"Seluruhnya haruslah dipersembahkan sebagai korban api-apian bagi TUHAN."
Kitab Imamat merupakan salah satu bagian penting dalam Alkitab Perjanjian Lama yang memberikan panduan mendetail mengenai hukum, ibadah, dan tata cara hidup umat Israel kuno. Salah satu konsep sentral yang terus berulang dalam kitab ini adalah sistem persembahan korban yang diperintahkan oleh Tuhan. Ayat Imamat 3:11 secara spesifik merujuk pada salah satu jenis korban yang dipersembahkan, yaitu "korban api-apian." Perintah ini, "Seluruhnya haruslah dipersembahkan sebagai korban api-apian bagi TUHAN," mengandung makna teologis dan praktis yang mendalam bagi bangsa Israel saat itu dan terus menjadi bahan perenungan bagi umat beriman hingga kini.

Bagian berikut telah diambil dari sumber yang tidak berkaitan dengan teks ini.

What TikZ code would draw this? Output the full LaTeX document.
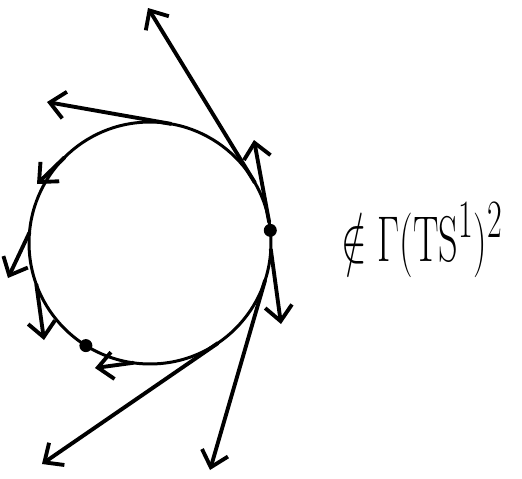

Ayat ini merupakan bagian dari pasal yang membahas mengenai korban keselamatan atau korban pendamaian. Berbeda dengan korban bakaran penuh (holocaust) yang seluruhnya dibakar, atau korban penghapus dosa yang memiliki aturan spesifik, korban keselamatan dipersembahkan untuk mengungkapkan rasa syukur, damai sejahtera, atau sebagai tanda ikatan persekutuan yang erat antara umat dengan Tuhan. Namun, dalam konteks Imamat 3:11, penekanannya adalah bahwa bagian-bagian tertentu dari korban tersebut "seluruhnya haruslah dipersembahkan sebagai korban api-apian bagi TUHAN." Ini menunjukkan bahwa ada elemen yang sepenuhnya didedikasikan untuk Tuhan, tidak untuk dikonsumsi oleh imam atau umat.
Frasa "korban api-apian" (bahasa Ibrani: *'ishsheh*) seringkali diartikan sebagai persembahan yang dibakar di atas mezbah sebagai "bau yang menyenangkan" bagi Tuhan. Ini bukan berarti Tuhan secara harfiah membutuhkan makanan atau membaui asap, melainkan sebagai simbol penyerahan diri sepenuhnya dan pengabdian yang paling murni kepada-Nya. Membakar seluruh bagian yang ditentukan melambangkan pengakuan bahwa segala sesuatu berasal dari Tuhan dan kembali kepada-Nya. Ini adalah tindakan kedaulatan dan kepemilikan Tuhan atas segala ciptaan.
Dalam konteks Imamat 3:11, "seluruhnya" yang dipersembahkan sebagai korban api-apian merujuk pada lemak dan bagian-bagian tertentu yang dianggap paling baik dan berharga dari hewan yang dikorbankan. Lemak dalam budaya Timur Tengah kuno sering kali dianggap sebagai bagian yang paling kaya dan lezat, sehingga dipersembahkan kepada Tuhan sebagai bentuk penghormatan tertinggi. Dengan memberikan bagian terbaiknya, umat menunjukkan ketulusan dan kekayaan hati mereka dalam mendekat kepada Tuhan. Ini juga mengajarkan sebuah prinsip penting: apa yang kita persembahkan kepada Tuhan haruslah yang terbaik dari apa yang kita miliki.
Meskipun hukum persembahan korban secara fisik telah digenapi dalam diri Yesus Kristus, prinsip spiritual di balik Imamat 3:11 tetap relevan. Bagi orang percaya masa kini, "korban api-apian" dapat diartikan sebagai penyerahan hidup seutuhnya kepada Tuhan. Ini mencakup seluruh aspek kehidupan kita: pikiran, perasaan, kekuatan, talenta, waktu, dan sumber daya kita. "Lemak" kehidupan kita, yaitu hal-hal yang paling berharga dan terbaik yang kita miliki, haruslah dipersembahkan kepada-Nya sebagai bentuk ibadah yang hidup.
Persembahan ini bukan hanya sekadar ritual, tetapi sebuah sikap hati yang konsisten. Ketika kita mengalokasikan waktu terbaik kita untuk berdoa dan membaca firman Tuhan, ketika kita menggunakan talenta kita untuk melayani sesama dan pekerjaan Tuhan, ketika kita memberikan sebagian dari berkat materi kita untuk kemuliaan-Nya, kita sedang mempersembahkan "korban api-apian" yang menyenangkan hati Tuhan. Imamat 3:11 mengingatkan kita untuk tidak setengah-setengah dalam mengasihi dan melayani Tuhan, tetapi memberikan segalanya, dengan keyakinan bahwa persembahan yang tulus dari hati adalah sesuatu yang sangat berharga di hadapan-Nya.